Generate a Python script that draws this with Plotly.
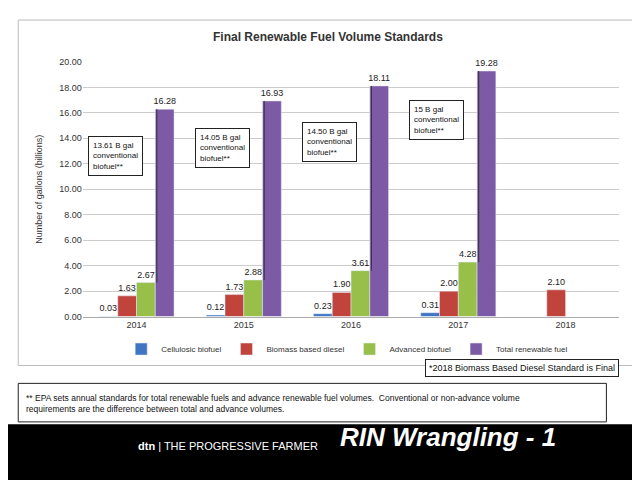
import plotly.graph_objects as go

years = ["2014", "2015", "2016", "2017", "2018"]
cellulosic = [0.03, 0.12, 0.23, 0.31, None]
biomass = [1.63, 1.73, 1.90, 2.00, 2.10]
advanced = [2.67, 2.88, 3.61, 4.28, None]
total = [16.28, 16.93, 18.11, 19.28, None]
conv_notes = ["13.61 B gal<br>conventional<br>biofuel**", "14.05 B gal<br>conventional<br>biofuel**",
              "14.50 B gal<br>conventional<br>biofuel**", "15 B gal<br>conventional<br>biofuel**"]
note_y = [12.6, 13.2, 13.7, 15.4]
yticks = [0, 2, 4, 6, 8, 10, 12, 14, 16, 18, 20]

xs = list(range(len(years)))
series = [("Cellulosic biofuel", cellulosic, "#3f75c2"),
          ("Biomass based diesel", biomass, "#c0433c"),
          ("Advanced biofuel", advanced, "#97bf4a"),
          ("Total renewable fuel", total, "#7d5aa6")]

fig = go.Figure()
for name, vals, color in series:
    fig.add_trace(go.Bar(
        x=xs, y=vals, name=name, marker_color=color,
        text=[f"{v:.2f}" if v is not None else "" for v in vals],
        textposition="outside", constraintext="none",
        textfont=dict(size=9, color="#222"), cliponaxis=False))

# conventional biofuel brackets and boxes
for i, (note, ny) in enumerate(zip(conv_notes, note_y)):
    fig.add_shape(type="line", x0=i + 0.19, x1=i + 0.19, y0=advanced[i], y1=total[i],
                  line=dict(color="#333", width=1))
    fig.add_annotation(x=i - 0.2, y=ny, text=note, showarrow=False, align="left",
                       font=dict(size=8, color="#111"), bordercolor="#222", borderwidth=1,
                       bgcolor="white", borderpad=4, xanchor="center")

# chart frame, footnote box, black footer band
fig.add_shape(type="rect", xref="paper", yref="paper", x0=0.016, x1=0.984, y0=0.25, y1=0.985,
              line=dict(color="#bbb", width=1), layer="below")
fig.add_shape(type="rect", xref="paper", yref="paper", x0=0.016, x1=0.935, y0=0.13, y1=0.212,
              line=dict(color="#222", width=1))
fig.add_shape(type="rect", xref="paper", yref="paper", x0=0, x1=1, y0=0, y1=0.125,
              fillcolor="black", line_width=0, layer="above")

fig.add_annotation(xref="paper", yref="paper", x=0.5, y=0.969, text="<b>Final Renewable Fuel Volume Standards</b>",
                   showarrow=False, font=dict(size=12, color="#333"))
fig.add_annotation(xref="paper", yref="paper", x=0.955, y=0.225, xanchor="right", yanchor="bottom",
                   text="*2018 Biomass Based Diesel Standard is Final", showarrow=False,
                   font=dict(size=9, color="#111"), bordercolor="#222", borderwidth=1, borderpad=3, bgcolor="white")
fig.add_annotation(xref="paper", yref="paper", x=0.025, y=0.17, yanchor="middle", xanchor="left", align="left",
                   text="** EPA sets annual standards for total renewable fuels and advance renewable fuel volumes.  Conventional or non-advance volume<br>requirements are the difference between total and advance volumes.",
                   showarrow=False, font=dict(size=8.5, color="#111"))
fig.add_annotation(xref="paper", yref="paper", x=0.2, y=0.0625, text="<b>dtn</b> | THE PROGRESSIVE FARMER",
                   showarrow=False, font=dict(size=11, color="white"))
fig.add_annotation(xref="paper", yref="paper", x=0.86, y=0.0625, text="<b><i>RIN Wrangling - 1</i></b>",
                   showarrow=False, font=dict(size=26, color="white", family="Liberation Sans"))

fig.update_layout(
    width=640, height=480, margin=dict(l=0, r=0, t=0, b=0),
    paper_bgcolor="white", plot_bgcolor="white", barmode="group", bargap=0.3,
    font=dict(family="Liberation Sans", color="#333"),
    legend=dict(orientation="h", x=0.53, xanchor="center", y=0.285, yanchor="middle",
                font=dict(size=8), itemwidth=30),
    xaxis=dict(domain=[0.117, 0.955], tickvals=xs, ticktext=years, tickfont=dict(size=9),
               range=[-0.5, 4.5], showline=True, linecolor="#aaa"),
    yaxis=dict(domain=[0.354, 0.896], range=[0, 20], tickvals=yticks,
               ticktext=[f"{v:.2f}" for v in yticks], tickfont=dict(size=9),
               gridcolor="#ccc", title=dict(text="Number of gallons (billions)", font=dict(size=9))),
)

fig.write_html("out.html")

=======

**Objective**
Reproduce the material above exactly, first line through the line that contains "import plotly.graph_objects as go", minus the pictures.

**Solution for this problem**
Generate a Python script that draws this with Plotly.
import plotly.graph_objects as go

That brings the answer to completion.